Individuals choosing the 1040A can file using any of the five available filing status options: single, married filing jointly or separately, qualifying widow or widower, or head of household. People who file the 1040A also can claim, in addition to the EITC, several tax credits — the child, additional child, education, dependent care, elderly or disabled, and retirement savings credits — that are not available with the EZ.

  • Your taxable income, or combined incomes, is below $100,000.
  • You have capital gain distributions, but no other capital gains or losses.
  • You do not itemize deductions.

Form 1040A also gives you the chance to claim several adjustments to income. These items are sometimes referred to as above-the-line deductions, because you claim them just before the bottom line of the form, the one where you enter your adjusted gross income. By reducing your total gross income, your taxable income will be lower and your tax bill should be smaller, too.

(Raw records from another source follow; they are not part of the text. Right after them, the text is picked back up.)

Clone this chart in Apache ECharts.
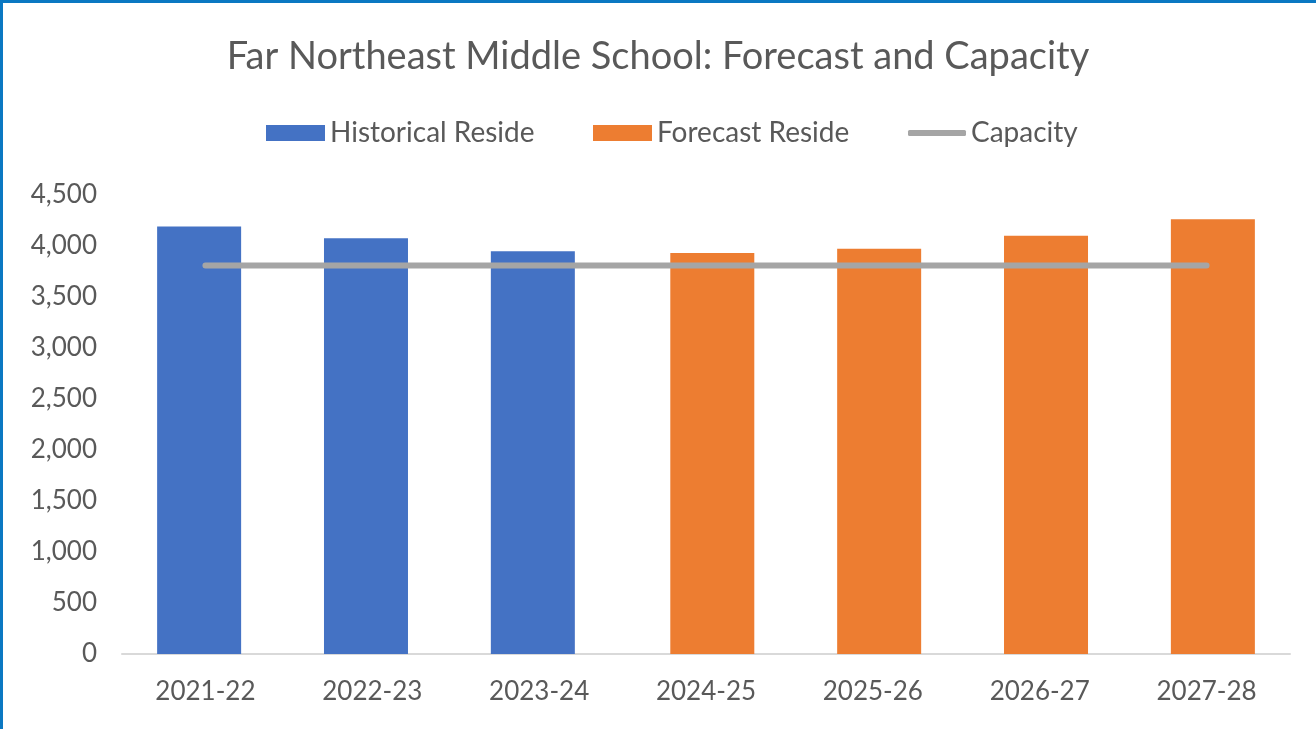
<!DOCTYPE html>
<html>
<head>
<meta charset="utf-8">
<script src="https://cdn.jsdelivr.net/npm/echarts@6/dist/echarts.min.js"></script>
<style>
html,body{margin:0;padding:0;background:#fff;}
#frame{position:absolute;left:0;top:0;width:1316px;height:729px;box-sizing:border-box;border-top:3px solid #0B78C2;border-left:3px solid #0B78C2;}
#chart{position:absolute;left:0;top:0;width:1316px;height:729px;}
</style>
</head>
<body>
<div id="chart"></div>
<div id="frame"></div>
<script>
const titleText = "Far Northeast Middle School: Forecast and Capacity";
const categories = ["2021-22","2022-23","2023-24","2024-25","2025-26","2026-27","2027-28"];
const historical = [4190, 4075, 3948, null, null, null, null];
const forecast = [null, null, null, 3931, 3974, 4101, 4262];
const capacity = [3808, 3808, 3808, 3808, 3808, 3808, 3808];
const yTicks = {min: 0, max: 4500, interval: 500};

const FONT = "Lato";
const TXT = "#595959";
const legendText = {fontFamily: FONT, fontSize: 28, color: TXT};
const chart = echarts.init(document.getElementById('chart'));
chart.setOption({
  animation: false,
  backgroundColor: '#fff',
  title: {
    text: titleText, left: 'center', top: 33,
    textStyle: {fontFamily: FONT, fontSize: 38, fontWeight: 'normal', color: TXT}
  },
  legend: [
    {left: 261, top: 114, itemWidth: 59, itemHeight: 16, itemGap: 0, textStyle: legendText,
     data: [{name: 'Historical Reside', icon: 'rect'}]},
    {left: 588, top: 114, itemWidth: 59, itemHeight: 16, itemGap: 0, textStyle: legendText,
     data: [{name: 'Forecast Reside', icon: 'rect'}]},
    {left: 903, top: 114, itemWidth: 58, itemHeight: 6, itemGap: 0, textStyle: legendText,
     data: [{name: 'Capacity', icon: 'roundRect', itemStyle: {color: '#A5A5A5'}}]}
  ],
  grid: {left: 122, right: 26, top: 195, bottom: 75, containLabel: false},
  xAxis: {
    type: 'category', data: categories, boundaryGap: true,
    axisLine: {lineStyle: {color: '#D9D9D9', width: 2}},
    axisTick: {show: false},
    axisLabel: {fontFamily: FONT, fontSize: 26, color: TXT, margin: 25}
  },
  yAxis: {
    type: 'value', min: yTicks.min, max: yTicks.max, interval: yTicks.interval,
    axisLine: {show: false}, axisTick: {show: false}, splitLine: {show: false},
    axisLabel: {fontFamily: FONT, fontSize: 26, color: TXT, margin: 25,
      formatter: v => v.toLocaleString('en-US')}
  },
  series: [
    {name: 'Historical Reside', type: 'bar', data: historical, barWidth: 84, barGap: '-85%',
     itemStyle: {color: '#4472C4'}},
    {name: 'Forecast Reside', type: 'bar', data: forecast, barWidth: 84, barGap: '-85%',
     itemStyle: {color: '#ED7D31'}},
    {name: 'Capacity', type: 'line', data: capacity, symbol: 'none', z: 5,
     lineStyle: {color: '#A5A5A5', width: 6, cap: 'round'}, itemStyle: {color: '#A5A5A5'}}
  ]
});
</script>
</body>
</html>
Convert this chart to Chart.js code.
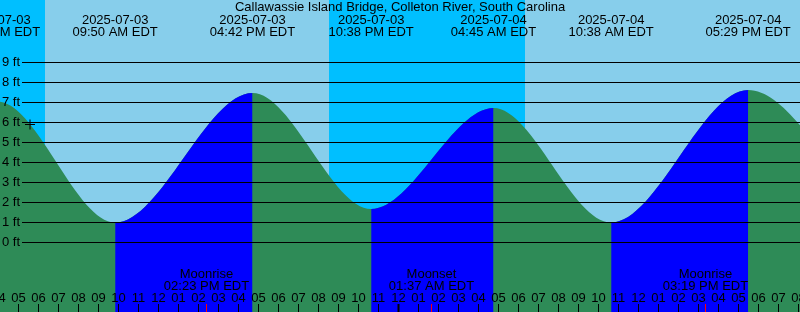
<!DOCTYPE html>
<html>
<head>
<meta charset="utf-8">
<script src="https://cdn.jsdelivr.net/npm/chart.js@4.4.1/dist/chart.umd.min.js"></script>
<style>
  body { margin: 0; background: #87ceeb; }
  canvas { display: block; }
</style>
</head>
<body>
<canvas id="tideChart" width="800" height="312"></canvas>
<script>
// times are hours after 2025-07-03 00:00 EDT
const tideHours = [-2.3, 3.95, 9.833, 16.7, 22.633, 28.75, 34.633, 41.483, 47.6];
const tideFeet = [1.6, 7.05, 1.0, 7.48, 1.68, 6.73, 1.0, 7.63, 1.4];
const tideDates = ['2025-07-02', '2025-07-03', '2025-07-03', '2025-07-03', '2025-07-03',
  '2025-07-04', '2025-07-04', '2025-07-04', '2025-07-04'];
const tideClock = ['09:42 PM EDT', '03:57 AM EDT', '09:50 AM EDT', '04:42 PM EDT', '10:38 PM EDT',
  '04:45 AM EDT', '10:38 AM EDT', '05:29 PM EDT', '11:36 PM EDT'];

const sunsetHours = [-3.45, 20.525];
const sunriseHours = [6.325, 30.325];

const moonHours = [14.383, 25.617, 39.317];
const moonNames = ['Moonrise', 'Moonset', 'Moonrise'];
const moonClock = ['02:23 PM EDT', '01:37 AM EDT', '03:19 PM EDT'];

const feetTicks = [0, 1, 2, 3, 4, 5, 6, 7, 8, 9];
const nowHour = 5.575;
const nowFeet = 5.9;

const title = 'Callawassie Island Bridge, Colleton River, South Carolina';

const DAY = '#87ceeb';
const NIGHT = '#00bfff';
const FALLING = '#2e8b57';
const RISING = '#0000ff';
const FONT = '13px "Liberation Sans", Arial, sans-serif';

const xMin = 4.075, xMax = 44.075;
const yMin = -3.475, yMax = 12.125;

function hourLabel(h) {
  const v = ((h % 12) + 12) % 12 || 12;
  return String(v).padStart(2, '0');
}

const tidePainter = {
  id: 'tidePainter',
  beforeDraw(chart) {
    const { ctx, chartArea: a, scales: { x } } = chart;
    ctx.save();
    ctx.fillStyle = DAY;
    ctx.fillRect(a.left, a.top, a.right - a.left, a.bottom - a.top);
    ctx.fillStyle = NIGHT;
    sunsetHours.forEach((s, i) => {
      const x0 = Math.max(a.left, x.getPixelForValue(s));
      const x1 = Math.min(a.right, x.getPixelForValue(sunriseHours[i]));
      if (x1 > x0) ctx.fillRect(x0, a.top, x1 - x0, a.bottom - a.top);
    });
    ctx.restore();
  },
  afterDatasetsDraw(chart) {
    const { ctx, chartArea: a, scales: { x, y } } = chart;
    ctx.save();
    ctx.font = FONT;
    ctx.fillStyle = '#000';
    ctx.strokeStyle = '#000';
    ctx.lineWidth = 1;

    // depth lines + labels
    ctx.textAlign = 'right';
    ctx.textBaseline = 'alphabetic';
    feetTicks.forEach(v => {
      const py = y.getPixelForValue(v);
      ctx.beginPath();
      ctx.moveTo(22, py);
      ctx.lineTo(a.right, py);
      ctx.stroke();
      ctx.fillText(v + ' ft', 20, Math.round(py + 3.5));
    });

    // hour ticks along the bottom
    ctx.textAlign = 'center';
    for (let h = Math.floor(xMin); h <= Math.ceil(xMax); h++) {
      const px = x.getPixelForValue(h);
      ctx.lineWidth = (h % 24 === 0) ? 2 : 1;
      ctx.beginPath();
      ctx.moveTo(px, 304);
      ctx.lineTo(px, a.bottom);
      ctx.stroke();
      ctx.fillText(hourLabel(h), px, 302);
    }

    // moon events
    ctx.lineWidth = 1;
    ctx.strokeStyle = '#ff0000';
    moonHours.forEach((m, i) => {
      const px = Math.round(x.getPixelForValue(m)) + 0.5;
      ctx.beginPath();
      ctx.moveTo(px, 304);
      ctx.lineTo(px, a.bottom);
      ctx.stroke();
      ctx.fillText(moonNames[i], px, 278);
      ctx.fillText(moonClock[i], px, 290);
    });

    // high / low labels
    tideHours.forEach((h, i) => {
      const px = x.getPixelForValue(h);
      ctx.fillText(tideDates[i], px, 24);
      ctx.fillText(tideClock[i], px, 36);
    });

    ctx.fillText(title, (a.left + a.right) / 2, 11);
    ctx.restore();
  }
};

const tidePoints = tideHours.map((h, i) => ({ x: h, y: tideFeet[i] }));

new Chart(document.getElementById('tideChart'), {
  type: 'line',
  data: {
    datasets: [
      {
        data: [{ x: nowHour, y: nowFeet }],
        showLine: false,
        fill: false,
        pointStyle: 'cross',
        pointRadius: 5,
        borderColor: '#000',
        borderWidth: 1
      },
      {
        // rising tide drawn over the falling colour
        data: tidePoints,
        fill: { value: yMin },
        backgroundColor: RISING,
        borderColor: 'rgba(0,0,0,0)',
        borderWidth: 0,
        pointRadius: 0,
        cubicInterpolationMode: 'monotone',
        segment: {
          backgroundColor: c => c.p1.parsed.y > c.p0.parsed.y ? RISING : 'rgba(0,0,0,0)'
        }
      },
      {
        data: tidePoints,
        fill: { value: yMin },
        backgroundColor: FALLING,
        borderColor: 'rgba(0,0,0,0)',
        borderWidth: 0,
        pointRadius: 0,
        cubicInterpolationMode: 'monotone'
      }
    ]
  },
  options: {
    responsive: false,
    animation: false,
    events: [],
    layout: { padding: 0, autoPadding: false },
    plugins: { legend: { display: false }, tooltip: { enabled: false } },
    scales: {
      x: { type: 'linear', display: false, min: xMin, max: xMax },
      y: { display: false, min: yMin, max: yMax }
    }
  },
  plugins: [tidePainter]
});
</script>
</body>
</html>
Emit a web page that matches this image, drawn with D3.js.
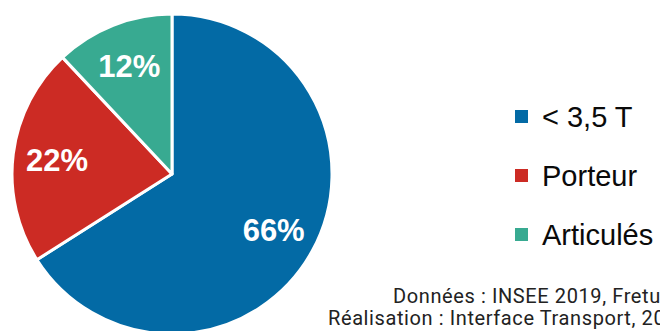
<!DOCTYPE html>
<html>
<head>
<meta charset="utf-8">
<script src="https://cdn.jsdelivr.net/npm/d3@7"></script>
<style>
  html, body { margin: 0; padding: 0; background: #fff; overflow: hidden; }
  svg { display: block; }
</style>
</head>
<body>
<svg id="chart" width="660" height="331"></svg>
<script>
const categories = ["< 3,5 T", "Porteur", "Articulés"];
const values = [66, 22, 12];
const labels = ["66%", "22%", "12%"];
const colors = ["#036aa5", "#cc2b24", "#38aa91"];
const sourceLines = ["Données : INSEE 2019, Freturb", "Réalisation : Interface Transport, 2021"];

const svg = d3.select("#chart");
const cx = 172, cy = 174, R = 160;

const data = categories.map((c, i) => ({ cat: c, value: values[i], label: labels[i], color: colors[i] }));
const pie = d3.pie().sort(null).value(d => d.value);
const arcs = pie(data);
const arc = d3.arc().innerRadius(0).outerRadius(R);
const labelArc = d3.arc().innerRadius(116).outerRadius(116);

const g = svg.append("g").attr("transform", `translate(${cx},${cy})`);
g.selectAll("path").data(arcs).join("path")
  .attr("d", arc)
  .attr("fill", d => d.data.color)
  .attr("stroke", "#fff")
  .attr("stroke-width", 3)
  .attr("stroke-linejoin", "round");

g.selectAll("text").data(arcs).join("text")
  .attr("transform", d => `translate(${labelArc.centroid(d)})`)
  .attr("text-anchor", "middle")
  .attr("dy", "0.36em")
  .attr("fill", "#fff")
  .attr("font-family", "'Liberation Sans', Arial, sans-serif")
  .attr("font-weight", "bold")
  .attr("font-size", 31)
  .text(d => d.data.label);

// legend
const legendY = d3.scalePoint().domain(categories).range([117, 235]);
const lg = svg.append("g");
const items = lg.selectAll("g").data(data).join("g")
  .attr("transform", d => `translate(515,${legendY(d.cat)})`);
items.append("rect")
  .attr("x", 0).attr("y", -7).attr("width", 13).attr("height", 13)
  .attr("fill", d => d.color);
items.append("text")
  .attr("x", 27).attr("y", 0).attr("dy", "0.36em")
  .attr("font-family", "'Liberation Sans', Arial, sans-serif")
  .attr("font-size", 29)
  .attr("fill", "#0a0a0a")
  .text(d => d.cat);

// source
svg.append("g").selectAll("text").data(sourceLines).join("text")
  .attr("x", (d, i) => i === 0 ? 393 : 328)
  .attr("y", (d, i) => 303 + i * 22)
  .attr("font-family", "Roboto, sans-serif")
  .attr("font-size", 20)
  .attr("letter-spacing", 0.6)
  .attr("fill", "#222")
  .text(d => d);
</script>
</body>
</html>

Adjustments allowed on Form 1040A include educator expenses, certain IRA contributions, student loan interest, and some college tuition and fees.

Finally, choose Form 1040 if your earnings are larger, you itemize deductions or you have more complex investments and other income to report. This usually means added tax paperwork needs to be filed, too.

Additional paperwork also is associated with the many tax credits that show up only on the long Form 1040. The extra work, however, is offset by the added savings these credits, such as the one for taxes you paid to a foreign country or the one that helps cover some adoption costs, can produce for 1040 filers.

The longest tax return also offers more than a dozen above-the-line deductions that you can claim directly on the form itself (versus the four adjustments found on the 1040A). These allow you to reduce your gross income, thereby reducing the amount of income that’s ultimately taxed. The adjustments include, among other things, breaks for alimony payments you made, self-employment taxes you paid or moving expenses you incurred.

These income deductions are found at the bottom of the 1040’s front page, meaning you don’t have to hassle with Schedule A and its itemizing limits. You will, however, have to fill out an additional form or schedule to claim a couple of these breaks.

  • Your income, or combined incomes for joint filers, is more than $100,000.
  • You itemize deductions.
  • You have self-employment income.
  • You received income from the sale of property.

Keep in mind that just because you got a particular income tax form in the past, that doesn’t mean you have to use it. If your situation has changed — say, you now have enough deductions to make itemizing worthwhile — then file a different form.

It could be tax money in your pocket.